Светлый фон

Семнадцать человек – взрослый и шестнадцать подростков, мальчишек и девчонок, – стояли на дороге уже, в сущности, не в Княжестве. Все, кроме одного, держали своих коней. Этот один – безоружный мальчишка – стоял спиной к дороге, лицом к остальным. Его лицо было злым и закаменевшим.

– Ну что, Багдад, – сказал Никитка Климин, и в его голосе тоже была злость, но не мертво-каменная, а звонкая, горячая, – думал, мы тебя не раскусим? – и мерзко выругался. Даже девчонки не стали цыкать на тринадцатилетнего мальчишку, старший брат которого был убит и даже неизвестно, где похоронен. – Думал, мы дурачки?

– Помолчи, Никита, – тихо сказал Верещаев. Он один не сам держал коня – повод его жеребца придерживал Димон Зубов. – Багдад, но это и впрямь глупо. На что ты надеялся? Я ведь понял все, еще когда Семеров привел тебя ко мне. Дело на тебя мне передали из Липецка потом, не успели твои хозяева его уничтожить. А понял-то я все с ходу. С ходу, – повторил он. Печально повторил.

Багдад судорожно вздрогнул плечами. Спросил хрипловато:

– Если поняли… зачем меня с собой брали? Я мог вас застрелить.

– А у тебя было такое задание? – усмехнулся Верещаев. Ребята за его спиной загудели.

– Может, его заставили? – соболезнующе спросила вдруг Иринка. – Может, у него семья в заложниках?

– Ну и что?! – резко, непримиримо отрубил Никитка. Багдад снова дернул плечом:

– Нет у меня никого… ни в заложниках, нигде. Вообще никого нету, поняли?!

– Были, – вдруг сказал Эдька Прохоров. – Уже были. Братья, сестры… даже отец. И даже Мать появилась. Ты сам ото всех них отказался. Сам их предал, скот.

Багдад вскинул на Эдьку злые, непонимающие глаза, шевельнул губами… и вдруг обмяк и потупился: понял, о чем и о ком говорил Прохоров. Опять поднял глаза, обвел взглядом стоящих вокруг, задержал его на Верещаеве, который смотрел на мальчишку спокойно и не мигая. И снова опустил глаза. Теперь уже – совсем.

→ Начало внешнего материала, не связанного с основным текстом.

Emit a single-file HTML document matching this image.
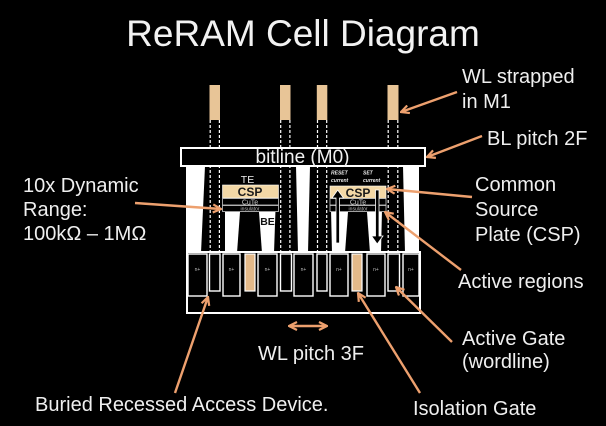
<!DOCTYPE html>
<html>
<head>
<meta charset="utf-8">
<style>
  html,body{margin:0;padding:0;background:#000;}
  svg{display:block;}
  text{font-family:"Liberation Sans", Arial, sans-serif;}
</style>
</head>
<body>
<svg width="606" height="426" viewBox="0 0 606 426" xmlns="http://www.w3.org/2000/svg">
  <defs>
    <marker id="ah" viewBox="0 0 10 10" refX="9" refY="5" markerWidth="10" markerHeight="10" markerUnits="userSpaceOnUse" orient="auto-start-reverse">
      <path d="M1,1 L9,5 L1,9" fill="none" stroke="#eda06e" stroke-width="2.2"/>
    </marker>
  </defs>
  <rect width="606" height="426" fill="#000"/>

  <!-- Title -->
  <text x="303" y="46" font-size="37" text-anchor="middle" fill="#f2f2f2">ReRAM Cell Diagram</text>

  <!-- WL strap bars (M1) -->
  <rect x="209.5" y="85" width="10.5" height="35" fill="#e8c597"/>
  <rect x="280" y="85" width="10.5" height="35" fill="#e8c597"/>
  <rect x="316.8" y="85" width="10.5" height="35" fill="#e8c597"/>
  <rect x="387.5" y="85" width="11" height="35" fill="#e8c597"/>

  <!-- Upper white structure -->
  <rect x="186" y="166" width="233" height="87" fill="#ffffff"/>
  <!-- pillars -->
  <polygon points="205,166 225,166 225,253 201,253" fill="#000"/>
  <polygon points="277,166 296,166 298,253 274,253" fill="#000"/>
  <polygon points="310,166 330,166 332,253 308,253" fill="#000"/>
  <polygon points="383,166 403,166 405,253 381,253" fill="#000"/>
  <!-- cell blocks -->
  <rect x="222" y="166" width="57" height="46" fill="#000"/>
  <rect x="327" y="166" width="60" height="46" fill="#000"/>
  <!-- BE trapezoids -->
  <polygon points="240,212 259,212 262,253 237,253" fill="#000"/>
  <polygon points="348,212 367,212 370,253 345,253" fill="#000"/>

  <!-- dashed via lines -->
  <g stroke="#ffffff" stroke-width="1.2" stroke-dasharray="3 2" fill="none">
    <line x1="210.2" y1="120" x2="210.2" y2="252"/>
    <line x1="219.4" y1="120" x2="219.4" y2="252"/>
    <line x1="280.7" y1="120" x2="280.7" y2="252"/>
    <line x1="289.9" y1="120" x2="289.9" y2="252"/>
    <line x1="317.5" y1="120" x2="317.5" y2="252"/>
    <line x1="326.7" y1="120" x2="326.7" y2="252"/>
    <line x1="388.2" y1="120" x2="388.2" y2="252"/>
    <line x1="397.8" y1="120" x2="397.8" y2="252"/>
  </g>

  <!-- bitline -->
  <rect x="181" y="148" width="244" height="18" fill="#000" stroke="#ffffff" stroke-width="2"/>
  <text x="302.5" y="163" font-size="19" text-anchor="middle" fill="#f2f2f2">bitline (M0)</text>

  <!-- Left cell details -->
  <text x="247.5" y="183" font-size="10.5" text-anchor="middle" fill="#eeeeee">TE</text>
  <rect x="222.5" y="185" width="56" height="13" fill="#f3d8a6" stroke="#ffffff" stroke-width="0.6"/>
  <text x="250" y="196" font-size="12" font-weight="bold" text-anchor="middle" fill="#1a1a1a">CSP</text>
  <rect x="222.5" y="198.5" width="56" height="6.5" fill="#000" stroke="#c8c8c8" stroke-width="0.8"/>
  <text x="250" y="204.3" font-size="7" text-anchor="middle" fill="#cfcfcf">CuTe</text>
  <rect x="222.5" y="205.5" width="56" height="6" fill="#000" stroke="#c8c8c8" stroke-width="0.8"/>
  <text x="250" y="210.6" font-size="5" text-anchor="middle" fill="#bdbdbd">insulator</text>
  <text x="267.5" y="225" font-size="10.5" font-weight="bold" text-anchor="middle" fill="#111">BE</text>

  <!-- Right cell details -->
  <text x="331" y="174.5" font-size="5" font-style="italic" font-weight="bold" fill="#e8e8e8">RESET</text>
  <text x="331" y="182" font-size="5" font-style="italic" font-weight="bold" fill="#e8e8e8">current</text>
  <text x="363" y="174.5" font-size="5" font-style="italic" font-weight="bold" fill="#e8e8e8">SET</text>
  <text x="363" y="182" font-size="5" font-style="italic" font-weight="bold" fill="#e8e8e8">current</text>
  <rect x="330" y="186" width="56" height="12.5" fill="#f3d8a6" stroke="#ffffff" stroke-width="0.6"/>
  <text x="358" y="197" font-size="12" font-weight="bold" text-anchor="middle" fill="#1a1a1a">CSP</text>
  <rect x="330" y="198.5" width="56" height="6.5" fill="#000" stroke="#c8c8c8" stroke-width="0.8"/>
  <text x="358" y="204.3" font-size="7" text-anchor="middle" fill="#cfcfcf">CuTe</text>
  <rect x="330" y="205.5" width="56" height="6" fill="#000" stroke="#c8c8c8" stroke-width="0.8"/>
  <text x="358" y="210.6" font-size="5" text-anchor="middle" fill="#bdbdbd">insulator</text>
  <!-- RESET up arrow -->
  <polygon points="336,243 339.5,243 339.5,198 343.5,198 337.7,190 332,198 336,198" fill="#000" stroke="#ffffff" stroke-width="0.8"/>
  <!-- SET down arrow -->
  <polygon points="375.5,190 379,190 379,236 383,236 377.2,244 371.5,236 375.5,236" fill="#000" stroke="#ffffff" stroke-width="0.8"/>

  <!-- Bottom device box -->
  <rect x="187" y="252" width="233" height="61" fill="#000" stroke="#ffffff" stroke-width="2"/>
  <g fill="#000" stroke="#ffffff" stroke-width="1.4">
    <rect x="188" y="254" width="19" height="42"/>
    <rect x="223" y="254" width="17" height="42"/>
    <rect x="258" y="254" width="19" height="42"/>
    <rect x="294" y="254" width="19" height="42"/>
    <rect x="330" y="254" width="18" height="42"/>
    <rect x="367" y="254" width="18" height="42"/>
    <rect x="403" y="254" width="16" height="42"/>
    <rect x="209.5" y="254" width="10.5" height="37"/>
    <rect x="280.5" y="254" width="11" height="37"/>
    <rect x="317" y="254" width="10" height="37"/>
    <rect x="388" y="254" width="11.5" height="37"/>
  </g>
  <g fill="#e3b989" stroke="#ffffff" stroke-width="1.2">
    <rect x="245" y="254" width="10" height="37"/>
    <rect x="352" y="254" width="10" height="37"/>
  </g>
  <g font-size="5" fill="#bbbbbb" text-anchor="middle">
    <text x="197.5" y="271">n+</text>
    <text x="231.5" y="271">n+</text>
    <text x="267.5" y="271">n+</text>
    <text x="303.5" y="271">n+</text>
    <text x="339" y="271">n+</text>
    <text x="376" y="271">n+</text>
    <text x="411" y="271">n+</text>
  </g>

  <!-- Orange callout arrows -->
  <g stroke="#eda06e" stroke-width="2.4" fill="none" marker-end="url(#ah)">
    <line x1="457" y1="92" x2="401" y2="112"/>
    <line x1="482" y1="136" x2="427" y2="157"/>
    <line x1="472" y1="197" x2="387" y2="189"/>
    <line x1="461" y1="270" x2="385" y2="212"/>
    <line x1="452" y1="342" x2="396" y2="287"/>
    <line x1="420" y1="393" x2="358" y2="293"/>
    <line x1="175" y1="393" x2="208" y2="297"/>
    <line x1="135" y1="203" x2="221" y2="209"/>
  </g>
  <line x1="289" y1="326" x2="327" y2="326" stroke="#eda06e" stroke-width="2.4" marker-start="url(#ah)" marker-end="url(#ah)"/>

  <!-- Labels -->
  <g font-size="20" fill="#efefef">
    <text x="462" y="83">WL strapped</text>
    <text x="462" y="108">in M1</text>
    <text x="487" y="145">BL pitch 2F</text>
    <text x="475" y="191">Common</text>
    <text x="475" y="216">Source</text>
    <text x="475" y="241">Plate (CSP)</text>
    <text x="458" y="288">Active regions</text>
    <text x="462" y="345">Active Gate</text>
    <text x="462" y="368">(wordline)</text>
    <text x="413" y="415">Isolation Gate</text>
    <text x="258" y="360">WL pitch 3F</text>
    <text x="35" y="411">Buried Recessed Access Device.</text>
    <text x="23" y="192">10x Dynamic</text>
    <text x="23" y="216">Range:</text>
    <text x="23" y="240">100kΩ – 1MΩ</text>
  </g>
</svg>
</body>
</html>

– Ты думаешь, ты один такой? – презрительно обронил Юрка Земсков. – Были и другие такие же. Только они или сразу все рассказывали, или потом… рассказывали все равно. Прощенья просили. А ты – ты до последнего крысил. Пока тебя за химок с присланным диском не схватили и в твою подписку носом не ткнули.

– Да что с ним говорить! – выкрикнул, бледнея, Никитка. Его поддержал Игорек:

– Шлепнуть гада!

– Тихо. – Верещаев повел головой, этим движением пресекая начавшийся было общий шум. Подошел к Багдаду, мирно, негромко велел: – Глаза подними.

– Не могу, – мучительно выдавил Багдад. – Стыдно.

– Не ври, – в голосе Верещаева появилась капелька брезгливости. – Хотя бы сейчас. Не стыдно тебе, а – страшно. Было бы стыдно… – Он не договорил, потер рукой грудь слева. – Не бойся. Я тебя отпускаю… – И резким жестом снова оборвал начавшийся было опять шум.